In June this year, Texas Governor Rick Perry mirrored this student's interpretation of our Constitution's First Amendment when he signed into law HB 308, nicknamed the "Merry Christmas Law," which allows public schools to display scenes and symbols of "traditional winter holidays" (read as "religious observances") provided that schools represents at least two religions. During the signing ceremony, Perry declared that "[r]eligious freedom does not mean freedom from religion."

What we are experiencing in the political realm, in our classrooms, and within the larger society is the notion of "culture clash," in this instance the opposing beliefs, from some perspectives, that sharing the word of Jesus is an act of bestowing a great gift on the "unbeliever," while for others, rather than experiencing this as a gift, some of us perceive this as an imposition, an annoyance, an insensitivity, a provocation, or worse, a form of oppression. Many of us understand Christian proselytizing as resting upon a foundation of Christian privilege in the United States, a privilege that grants unearned benefits, which exerts a degree of power and control not granted to members of non-Christian denominations and non-believers.

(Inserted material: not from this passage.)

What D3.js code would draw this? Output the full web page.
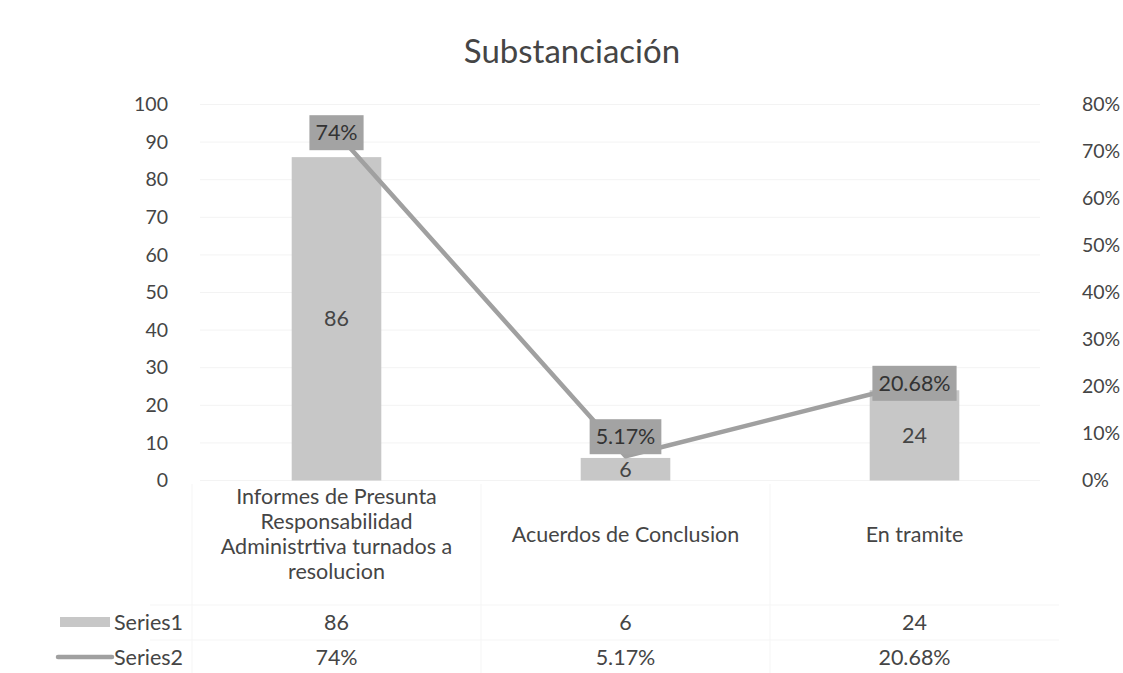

The notion of "culture clash" reminds me of the Jewish immigrant and sociologist of Polish and Latvian heritage, Horace Kallen, who coined the term "cultural pluralism" c. 1915 to challenge the image of the so-called "melting pot," which he considered as inherently undemocratic.

Kallen envisioned a United States in the image of a great symphony orchestra, not sounding in unison (the "melting pot"), but rather, one in which all the disparate cultures and religions and world viewpoints play in harmony and retain their unique and distinctive tones and timbres without attempting to eclipse, overpower, or drown out all the other beautiful sounds of the great orchestra we call "society."

So, rather than inviting Senator Chuck Schumer to lunch to "share the good news of Jesus Christ," whether David Young actually becomes the next senator from the great state of Iowa, maybe he could lunch with the New York senator instead to investigate ways to work toward true bipartisanism to end the political gridlock that has gripped the Congress.